▼

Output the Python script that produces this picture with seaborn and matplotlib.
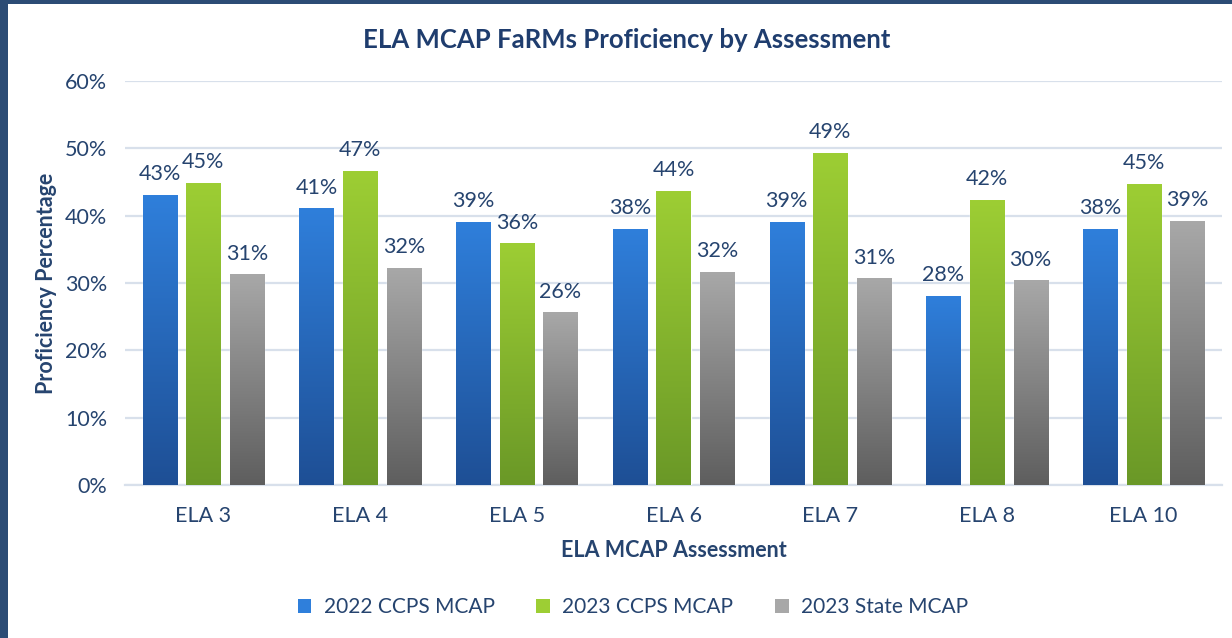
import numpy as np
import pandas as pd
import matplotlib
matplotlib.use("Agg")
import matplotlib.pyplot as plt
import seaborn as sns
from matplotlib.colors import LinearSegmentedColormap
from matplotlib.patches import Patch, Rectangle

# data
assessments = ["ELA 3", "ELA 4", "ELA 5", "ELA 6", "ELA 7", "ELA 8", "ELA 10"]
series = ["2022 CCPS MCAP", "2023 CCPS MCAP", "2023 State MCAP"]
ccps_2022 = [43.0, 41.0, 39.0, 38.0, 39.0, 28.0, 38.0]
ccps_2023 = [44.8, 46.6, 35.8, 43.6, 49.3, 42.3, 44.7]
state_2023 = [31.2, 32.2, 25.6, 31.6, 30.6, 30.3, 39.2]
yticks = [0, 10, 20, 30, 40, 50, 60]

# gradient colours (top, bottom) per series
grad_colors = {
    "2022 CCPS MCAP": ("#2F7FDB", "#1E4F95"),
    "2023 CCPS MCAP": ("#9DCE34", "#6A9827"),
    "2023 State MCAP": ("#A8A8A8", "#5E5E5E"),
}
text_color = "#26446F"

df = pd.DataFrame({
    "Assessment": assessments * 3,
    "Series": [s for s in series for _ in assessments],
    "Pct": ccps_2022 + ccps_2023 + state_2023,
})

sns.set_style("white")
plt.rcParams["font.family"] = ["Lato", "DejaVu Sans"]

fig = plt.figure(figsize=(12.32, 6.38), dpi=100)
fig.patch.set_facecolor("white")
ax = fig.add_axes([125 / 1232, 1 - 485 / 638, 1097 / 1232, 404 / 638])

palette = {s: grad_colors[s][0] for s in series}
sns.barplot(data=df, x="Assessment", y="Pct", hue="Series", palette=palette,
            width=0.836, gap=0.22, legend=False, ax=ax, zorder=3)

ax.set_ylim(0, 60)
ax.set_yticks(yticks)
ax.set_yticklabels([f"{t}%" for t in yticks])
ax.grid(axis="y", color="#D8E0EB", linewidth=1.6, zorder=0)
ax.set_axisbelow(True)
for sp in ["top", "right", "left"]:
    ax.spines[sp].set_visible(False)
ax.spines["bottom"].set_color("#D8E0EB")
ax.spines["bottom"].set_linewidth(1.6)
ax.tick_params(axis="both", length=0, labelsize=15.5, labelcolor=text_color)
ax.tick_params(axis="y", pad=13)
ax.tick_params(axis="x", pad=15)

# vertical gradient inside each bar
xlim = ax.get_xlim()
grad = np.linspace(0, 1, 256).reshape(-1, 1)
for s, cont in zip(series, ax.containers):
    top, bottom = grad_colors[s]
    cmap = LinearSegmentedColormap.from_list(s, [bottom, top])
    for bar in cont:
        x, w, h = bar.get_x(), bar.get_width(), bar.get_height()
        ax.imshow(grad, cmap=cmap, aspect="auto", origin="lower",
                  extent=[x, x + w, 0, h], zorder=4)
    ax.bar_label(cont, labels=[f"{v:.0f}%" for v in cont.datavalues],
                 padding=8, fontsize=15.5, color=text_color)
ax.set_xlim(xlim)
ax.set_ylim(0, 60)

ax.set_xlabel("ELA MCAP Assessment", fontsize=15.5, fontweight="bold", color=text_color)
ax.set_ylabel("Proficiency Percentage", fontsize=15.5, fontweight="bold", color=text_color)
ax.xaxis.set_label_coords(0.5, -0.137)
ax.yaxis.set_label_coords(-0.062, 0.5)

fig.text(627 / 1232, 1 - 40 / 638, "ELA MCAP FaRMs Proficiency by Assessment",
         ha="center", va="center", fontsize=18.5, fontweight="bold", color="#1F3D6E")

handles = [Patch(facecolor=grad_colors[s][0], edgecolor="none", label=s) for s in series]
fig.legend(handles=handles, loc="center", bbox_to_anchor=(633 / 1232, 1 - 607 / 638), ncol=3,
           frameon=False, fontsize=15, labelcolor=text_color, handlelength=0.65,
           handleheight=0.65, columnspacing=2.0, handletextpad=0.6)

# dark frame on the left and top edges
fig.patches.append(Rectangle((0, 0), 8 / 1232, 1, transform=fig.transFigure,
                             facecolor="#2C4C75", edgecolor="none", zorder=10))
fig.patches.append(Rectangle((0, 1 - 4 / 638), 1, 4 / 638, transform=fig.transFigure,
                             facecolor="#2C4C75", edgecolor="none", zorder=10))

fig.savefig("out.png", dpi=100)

▲

:: Task details ::
Using the listing, copy every line where the word "seaborn" shows up.

:: Response for this exercise ::
Output the Python script that produces this picture with seaborn and matplotlib.
import seaborn as sns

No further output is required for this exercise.